SICAKLIK, OKSİJEN, ENFEKSİYON

Orkinos ölümlerinin sıcaklık artışı, oksijen azalması ve bakteriyel enfeksiyonlardan kaynaklandığını ifade eden Anbar, "Mayıs ve Haziran aylarında Akdeniz’de yakalanan orkinos balıkları, Çeşme bölgesine getirilerek burada besleniyor. Türkiye'deki orkinos çiftlikçiliği 2003 yılında başladı, bugün 22. yılına girildi. Ancak bu yıl, ilk defa bu kadar büyük çapta ölümler yaşanıyor. Tıpkı geçen sene İzmir Körfezi’nde ilk kez yaşanan balık ölümleri gibi. Özellikle yazlık konut sayısındaki artışla birlikte, atık suların büyük bir kısmı arıtılmadan denize deşarj ediliyor. Bulaşık suyu, hatta evsel tuvalet atıkları bile arıtılmadan denize gidiyor. Ve bu, deniz ekosistemini tamamen bozuyor. Bazı sözde uzmanlar, “Bu balıklar çiftlik balığı, doğaya bırakıldılar” ya da “okyanuslardan kaçtılar” gibi açıklamalarda bulunuyor. Sanki DNA analizi yapılmış gibi! Gerçek şu ki, ölümlerin sebebi doğada görülen bir bakteri türü. Bu bakteri önce doğada balık ölümlerine sebep oldu, ardından çiftliklerde görüldü. Bir başka iddia ise okyanus orkinoslarının çiftliklerdeki yemleri almak için saldırdığı ve bu yüzden yaralanıp öldükleri. Bunlar tamamen asılsız. Türkiye’de toplam beş orkinos çiftliği bulunuyor. Bunların dördü Çeşme Yarımadası’nda, biri ise Sığacık’ta. İlginçtir, Sığacık’taki çiftlikte hiçbir ölüm yaşanmadı. Aynı şekilde levrek ve çipura çiftliklerinde de bazı ölümler başladı. Ancak buralarda da gerekli tedbirler alınmakta ve ölen balıklar doğaya bırakılmadan bertaraf edilmektedir. Yaz aylarında deniz suyundaki oksijen oranı 8 miligram seviyesinden 6 miligrama kadar düşüyor. Bu da balıkların stres düzeyini artırıyor, bağışıklıklarını düşürüyor ve ölümleri beraberinde getiriyor" diye konuştu.

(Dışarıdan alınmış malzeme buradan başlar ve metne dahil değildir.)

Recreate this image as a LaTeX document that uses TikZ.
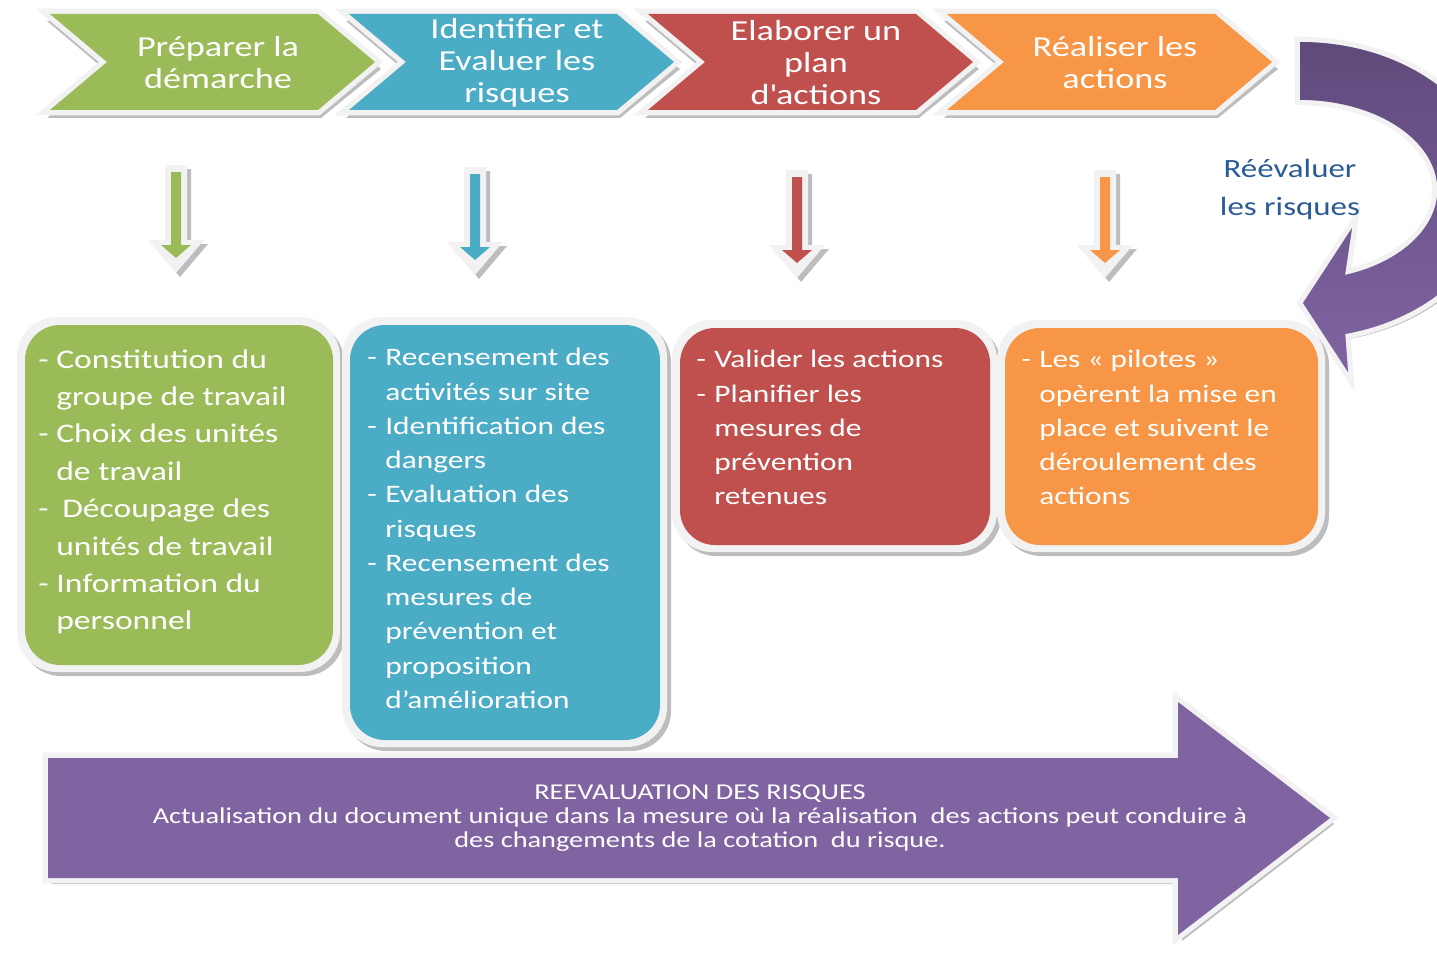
\documentclass[tikz,border=0pt]{standalone}
\usepackage{fontspec}
\setmainfont{Carlito}[FakeStretch=1.25]
\usetikzlibrary{calc}

\definecolor{pgreen}{HTML}{9BBB59}
\definecolor{pblue}{HTML}{4BACC6}
\definecolor{pred}{HTML}{C0504D}
\definecolor{porange}{HTML}{F79646}
\definecolor{ppurple}{HTML}{8064A2}
\definecolor{pdarkpurple}{HTML}{604A7B}
\definecolor{ptext}{HTML}{2A5B96}
\definecolor{pframe}{HTML}{F2F2F2}
\definecolor{pshade}{HTML}{BDBDBD}

\tikzset{
  px/.style={x=0.02cm,y=-0.02cm},
  frame/.style={fill=pframe},
  shade/.style={fill=pshade},
  rim/.style={draw=pframe,line width=6pt},
  headtxt/.style={text=white,align=center,font=\fontsize{16.5}{18.2}\selectfont},
  boxtxt/.style={text=white,align=left,anchor=north west,inner sep=0pt,font=\fontsize{14.3}{19.5}\selectfont},
}

\newcommand\dsh{\makebox[0.36cm][l]{-}}
\newcommand\ind{\hspace*{0.36cm}}
% block arrow pointing down: x, top y, colour
\newcommand\dnarrow[3]{%
  \begin{scope}[shift={(#1,#2)}]
    \fill[shade] (-7,4) -- (15,4) -- (15,79) -- (32,79) -- (4,112) -- (-24,79) -- (-7,79) -- cycle;
    \fill[frame] (-11,0) -- (11,0) -- (11,75) -- (28,75) -- (0,108) -- (-28,75) -- (-11,75) -- cycle;
    \fill[#3] (-5,7) -- (5,7) -- (5,80) -- (15,80) -- (0,93) -- (-15,80) -- (-5,80) -- cycle;
  \end{scope}}

\begin{document}
\begin{tikzpicture}[px]
\useasboundingbox (0,0) rectangle (1437,953);
\fill[white] (0,0) rectangle (1437,953);
\clip (0,0) rectangle (1437,953);

% steps
\foreach \i/\c/\t in {0/pgreen/{Préparer la\\démarche},1/pblue/{Identifier et\\Evaluer les\\risques},2/pred/{Elaborer un\\plan\\d\textquotesingle actions},3/porange/{Réaliser les\\actions}}{
  \begin{scope}[shift={(50+299*\i,14)}]
    \fill[shade] (-3,7) -- (271,7) -- (331,55) -- (271,104) -- (-3,104) -- (54,55) -- cycle;
    \draw[rim] (0,0) -- (268,0) -- (325,48) -- (268,96) -- (0,96) -- (57,48) -- cycle;
    \fill[\c] (0,0) -- (268,0) -- (325,48) -- (268,96) -- (0,96) -- (57,48) -- cycle;
    \node[headtxt] (etape\i) at (168,48.5) {\t};
  \end{scope}
}

% down arrows
\dnarrow{176}{165}{pgreen}
\dnarrow{475}{167}{pblue}
\dnarrow{797}{170}{pred}
\dnarrow{1105}{170}{porange}

% boxes
\foreach \xa/\ya/\xb/\yb/\c in {25/325/333/665/pgreen,350/325/660/740/pblue,680/328/990/545/pred,1005/328/1318/545/porange}{
  \fill[shade,rounded corners=0.8cm] (\xa-4,\ya-3) rectangle (\xb+11,\yb+11);
  \fill[frame,rounded corners=0.8cm] (\xa-8,\ya-8) rectangle (\xb+7,\yb+7);
  \fill[\c,rounded corners=0.7cm] (\xa,\ya) rectangle (\xb,\yb);
}

\node[boxtxt,font=\fontsize{15.3}{21.3}\selectfont] (groupe) at (38,349) {\dsh Constitution du\\
\ind groupe de travail\\
\dsh Choix des unités\\
\ind de travail\\
\dsh\hspace{0.12cm}Découpage des\\
\ind unités de travail\\
\dsh Information du\\
\ind personnel};
\node[boxtxt] (recensement) at (367,348) {\dsh Recensement des\\
\ind activités sur site\\
\dsh Identification des\\
\ind dangers\\
\dsh Evaluation des\\
\ind risques\\
\dsh Recensement des\\
\ind mesures de\\
\ind prévention et\\
\ind proposition\\
\ind d’amélioration};
\node[boxtxt] (valider) at (696,350) {\dsh Valider les actions\\
\dsh Planifier les\\
\ind mesures de\\
\ind prévention\\
\ind retenues};
\node[boxtxt] (pilotes) at (1021,350) {\dsh Les «~pilotes~»\\
\ind opèrent la mise en\\
\ind place et suivent le\\
\ind déroulement des\\
\ind actions};

% loop arrow
\fill[shade] (1304,47) arc[start angle=-90,end angle=76.6,x radius=195,y radius=148] -- (1352,377) -- (1307,308) -- (1356,233) -- (1349,280) arc[start angle=71,end angle=-90,x radius=137,y radius=90] -- cycle;
\draw[rim] (1300,42) arc[start angle=-90,end angle=76.6,x radius=195,y radius=148] -- (1348,372) -- (1303,303) -- (1352,228) -- (1345,275) arc[start angle=71,end angle=-90,x radius=137,y radius=90] -- cycle;
\shade[top color=pdarkpurple,bottom color=ppurple] (1300,42) arc[start angle=-90,end angle=76.6,x radius=195,y radius=148] -- (1348,372) -- (1303,303) -- (1352,228) -- (1345,275) arc[start angle=71,end angle=-90,x radius=137,y radius=90] -- cycle;
\node[text=ptext,align=center,font=\fontsize{15}{21.6}\selectfont] (reevaluer) at (1290,189) {Réévaluer\\les risques};

% big arrow
\fill[shade] (52,764) -- (1182,764) -- (1182,708) -- (1334,824) -- (1182,941) -- (1182,884) -- (52,884) -- cycle;
\draw[rim] (48,758) -- (1178,758) -- (1178,702) -- (1330,818) -- (1178,935) -- (1178,878) -- (48,878) -- cycle;
\fill[ppurple] (48,758) -- (1178,758) -- (1178,702) -- (1330,818) -- (1178,935) -- (1178,878) -- (48,878) -- cycle;
\node[text=white,align=center,font=\fontsize{12.9}{13.7}\selectfont] (reevaluation) at (700,818) {REEVALUATION DES RISQUES\\
Actualisation du document unique dans la mesure où la réalisation\ \ des actions peut conduire à\\
des changements de la cotation\ \ du risque.};
\end{tikzpicture}
\end{document}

DENETİMLER DERHAL BAŞLAMALI

Yapılması gerekenler hakkında da önerilerde bulunan Anbar, "Derhal denetimler başlamalıdır. Özellikle Çeşme Yarımadası’ndaki ikincil konutların atık suları mutlaka arıtılmalı, ardından denize deşarj edilmelidir. Çevre ve Şehircilik Bakanlığı, İzmir Büyükşehir Belediyesi ve diğer ilgili yerel yönetimlere ivedilikle maddi ve bilimsel destek sağlamalıdır. Bu süreç sadece İzmir’in değil, ülkemizin geleceği açısından da önemlidir" dedi.